Over the longer term, it must redress political and economic exclusion including unequal access to justice, jobs and basic goods and services, which criminal and jihadist groups tap for recruits and support, the report suggests.
Criminal gangs to varying degrees in collusion with political parties and state authorities have flourished including Muttahida Qaumi Movement (MQM)-linked extortion groups and a Baloch-dominated outfit that had Pakistan Peoples Party (PPP) patronage.
Jihadist groups have benefited from a combination of lax law enforcement and state support.

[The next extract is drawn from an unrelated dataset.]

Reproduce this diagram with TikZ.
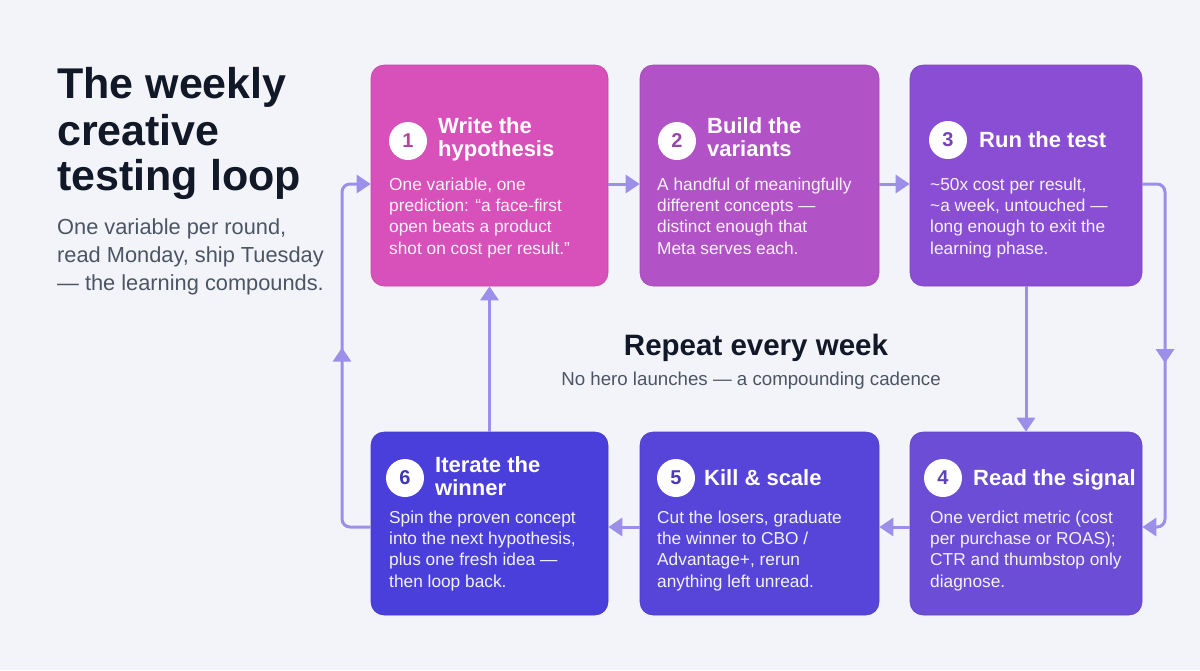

With sectarian violence again threatening Karachi’s peace, some of the country’s most dangerous religious and sectarian groups are actively contesting turf and resources, compounding law and order challenges, says the report.
Tensions are escalating fast, and failure to defuse the impending ethno-political crisis and rein in criminal and jihadist networks threatens to sink Pakistan’s most important economic centre further into conflict.
The PPP and MQM leaderships should recognise that their governance failures have opened opportunities for the military’s counterproductive intervention in Karachi’s political affairs on the pretext of restoring stability. Reversing the military’s impositions on civilian authority gives them a mutual interest in depoliticising and strengthening the police, it says.
Sindh’s superior judiciary must also assume its primary responsibility of dispensing justice and protecting citizens’ rights.